Monday, April 16, 2012
My boy loves the outdoors. This mama is learning how to get dirt under my manicured nails, find joy in all the insects that would normally "bug" me, and stick my feet in the creek and get them muddy and not care. (Okay, I care a little bit...but it all washes off!)
Some days the fish are biting and somedays they aren't. But you've got to at least be willing to bait the hook, cast your line, and be patient. Even a normally active and energetic little boy was willing to patiently wait in hopes of catching the prize. The mud and water and worms didn't phase him. Not in the least. I was certainly stepping outside of my comfort zone, but I'm so glad I did.
He demonstrated more patience than I anticipated. But after about an hour of not catching anything and the minnows nibbling away at the worm, he wanted to get in with the fish, determined that if he was closer he might catch something. He was content to wade in the water. He found a red plastic cup that he wanted to use to catch the fish instead of the rod. I explained why this wouldn't work, but he didn't care. He was enjoying scooping a cup full of water at a time and carefully inspecting to see if he'd caught anything. I'm proud to report he caught an acorn, leaf and a stick, but no fish.
Jesus told the disciples to cast their nets. He taught them to make fishers of men.

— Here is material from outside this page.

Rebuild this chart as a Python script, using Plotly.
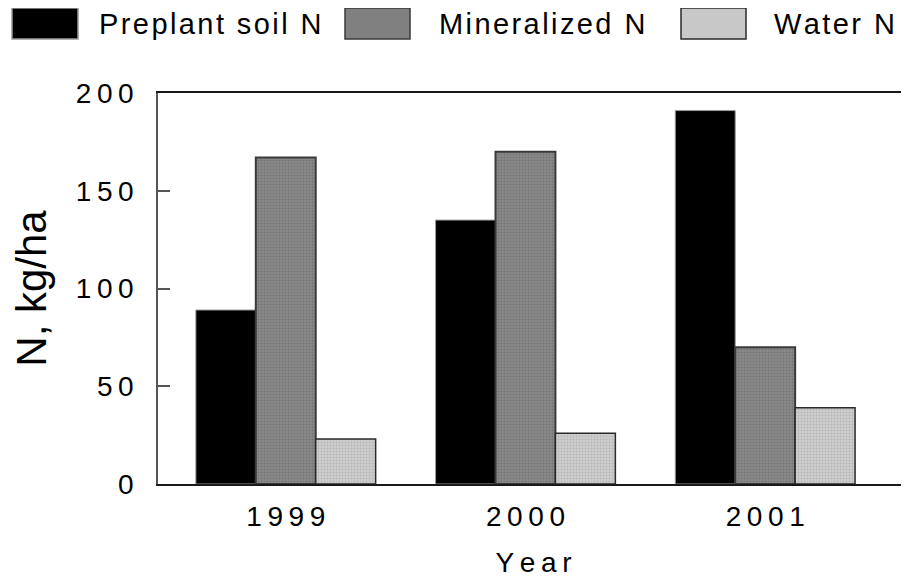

And so you and I have been commissioned. I admit - I share smiles to passers-by, offer compliments to complete strangers, start up conversations with those in service positions - all attempts to be some small example of Christ's love.
But what if I went one step further. What if I was willing to remove myself from the comfort of my little world, even go past the safety of the creek bank, and wade into the waters. You see, I think E had the right idea. His red plastic cup might not have been the right tool to catch fish, but he was willing to get into the water where they were. He wanted to be in their environment. Down and dirty, literally. Even throwing himself in at one point saying, in his own words, "I'm being just like a fish." Could my little fisher be teaching me what it means to be in the world but not of it?
I'm willing to bait the hook - even if it means getting dirt under my nails (or worse, worm guts). I'm willing to cast my line - even if it means having to wait patiently for a fish to swim my way. I'm also willing to step off the creek bank and wade into the waters to go where the fish are.
I'd say we have a fishing trip to schedule... Want to join me?